MATERIAL PROVIDED
***
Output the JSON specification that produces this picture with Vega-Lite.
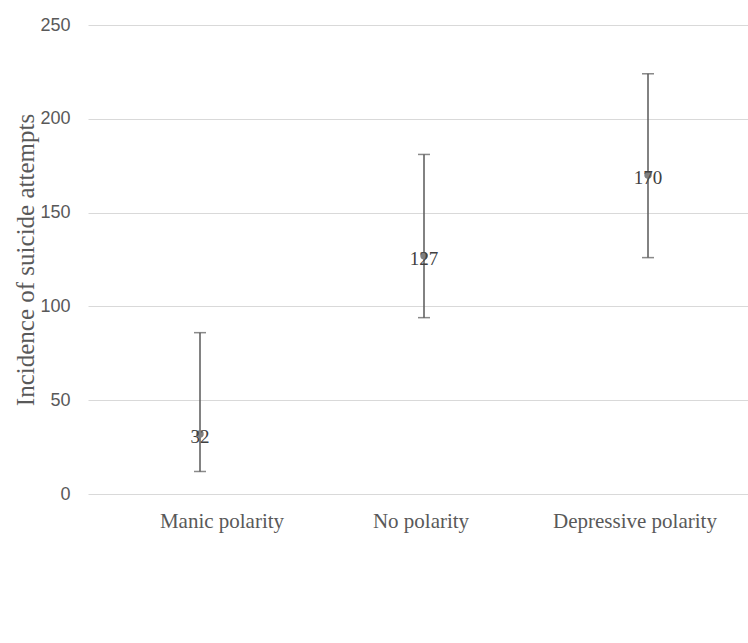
{
  "$schema": "https://vega.github.io/schema/vega-lite/v6.json",
  "autosize": "none",
  "padding": {"left": 88, "top": 25, "right": 0, "bottom": 149},
  "width": 660,
  "height": 469,
  "background": "white",
  "config": {"view": {"stroke": null}},
  "data": {
    "values": [
      {"group": "Manic polarity", "incidence": 32, "low": 12, "high": 86},
      {"group": "No polarity", "incidence": 127, "low": 94, "high": 181},
      {"group": "Depressive polarity", "incidence": 170, "low": 126, "high": 224}
    ]
  },
  "encoding": {
    "x": {
      "field": "group",
      "type": "nominal",
      "sort": null,
      "scale": {"paddingInner": 0, "paddingOuter": 0, "range": [0, 672]},
      "axis": {
        "title": null,
        "labelAngle": 0,
        "domain": false,
        "ticks": false,
        "labelPadding": 16,
        "labelFont": "Liberation Serif",
        "labelFontSize": 21,
        "labelColor": "#595959",
        "labelOffset": {"expr": "datum.value == 'Manic polarity' ? 22 : datum.value == 'No polarity' ? -3 : -13"}
      }
    }
  },
  "layer": [
    {
      "mark": {"type": "rule", "color": "#595959", "strokeWidth": 1.5},
      "encoding": {
        "y": {
          "field": "low",
          "type": "quantitative",
          "scale": {"domain": [0, 250], "range": [469, 0], "nice": false},
          "axis": {
            "values": [0, 50, 100, 150, 200, 250],
            "title": "Incidence of suicide attempts",
            "titleFont": "Liberation Serif",
            "titleFontSize": 25,
            "titleFontWeight": "normal",
            "titleColor": "#595959",
            "titleAngle": -90,
            "titleAlign": "center",
            "titleBaseline": "alphabetic",
            "titleX": -55,
            "titleY": 234.5,
            "domain": false,
            "ticks": false,
            "labelPadding": 18,
            "labelFont": "Liberation Sans",
            "labelFontSize": 18,
            "labelColor": "#595959",
            "gridColor": "#d9d9d9",
            "gridWidth": 1
          }
        },
        "y2": {"field": "high"}
      }
    },
    {
      "mark": {"type": "tick", "color": "#595959", "thickness": 1.5, "size": 12, "orient": "horizontal"},
      "encoding": {"y": {"field": "low", "type": "quantitative"}}
    },
    {
      "mark": {"type": "tick", "color": "#595959", "thickness": 1.5, "size": 12, "orient": "horizontal"},
      "encoding": {"y": {"field": "high", "type": "quantitative"}}
    },
    {
      "mark": {"type": "point", "filled": true, "color": "#808080", "size": 55, "opacity": 1},
      "encoding": {"y": {"field": "incidence", "type": "quantitative"}}
    },
    {
      "mark": {"type": "text", "font": "Liberation Serif", "fontSize": 19, "color": "#404040", "baseline": "middle", "dy": 3},
      "encoding": {
        "y": {"field": "incidence", "type": "quantitative"},
        "text": {"field": "incidence", "type": "quantitative"}
      }
    }
  ]
}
***
GIVEN PROBLEM
Go through the listing above and write it all out exactly, leaving out any picture.

REPLY
Output the JSON specification that produces this picture with Vega-Lite.
{
  "$schema": "https://vega.github.io/schema/vega-lite/v6.json",
  "autosize": "none",
  "padding": {"left": 88, "top": 25, "right": 0, "bottom": 149},
  "width": 660,
  "height": 469,
  "background": "white",
  "config": {"view": {"stroke": null}},
  "data": {
    "values": [
      {"group": "Manic polarity", "incidence": 32, "low": 12, "high": 86},
      {"group": "No polarity", "incidence": 127, "low": 94, "high": 181},
      {"group": "Depressive polarity", "incidence": 170, "low": 126, "high": 224}
    ]
  },
  "encoding": {
    "x": {
      "field": "group",
      "type": "nominal",
      "sort": null,
      "scale": {"paddingInner": 0, "paddingOuter": 0, "range": [0, 672]},
      "axis": {
        "title": null,
        "labelAngle": 0,
        "domain": false,
        "ticks": false,
        "labelPadding": 16,
        "labelFont": "Liberation Serif",
        "labelFontSize": 21,
        "labelColor": "#595959",
        "labelOffset": {"expr": "datum.value == 'Manic polarity' ? 22 : datum.value == 'No polarity' ? -3 : -13"}
      }
    }
  },
  "layer": [
    {
      "mark": {"type": "rule", "color": "#595959", "strokeWidth": 1.5},
      "encoding": {
        "y": {
          "field": "low",
          "type": "quantitative",
          "scale": {"domain": [0, 250], "range": [469, 0], "nice": false},
          "axis": {
            "values": [0, 50, 100, 150, 200, 250],
            "title": "Incidence of suicide attempts",
            "titleFont": "Liberation Serif",
            "titleFontSize": 25,
            "titleFontWeight": "normal",
            "titleColor": "#595959",
            "titleAngle": -90,
            "titleAlign": "center",
            "titleBaseline": "alphabetic",
            "titleX": -55,
            "titleY": 234.5,
            "domain": false,
            "ticks": false,
            "labelPadding": 18,
            "labelFont": "Liberation Sans",
            "labelFontSize": 18,
            "labelColor": "#595959",
            "gridColor": "#d9d9d9",
            "gridWidth": 1
          }
        },
        "y2": {"field": "high"}
      }
    },
    {
      "mark": {"type": "tick", "color": "#595959", "thickness": 1.5, "size": 12, "orient": "horizontal"},
      "encoding": {"y": {"field": "low", "type": "quantitative"}}
    },
    {
      "mark": {"type": "tick", "color": "#595959", "thickness": 1.5, "size": 12, "orient": "horizontal"},
      "encoding": {"y": {"field": "high", "type": "quantitative"}}
    },
    {
      "mark": {"type": "point", "filled": true, "color": "#808080", "size": 55, "opacity": 1},
      "encoding": {"y": {"field": "incidence", "type": "quantitative"}}
    },
    {
      "mark": {"type": "text", "font": "Liberation Serif", "fontSize": 19, "color": "#404040", "baseline": "middle", "dy": 3},
      "encoding": {
        "y": {"field": "incidence", "type": "quantitative"},
        "text": {"field": "incidence", "type": "quantitative"}
      }
    }
  ]
}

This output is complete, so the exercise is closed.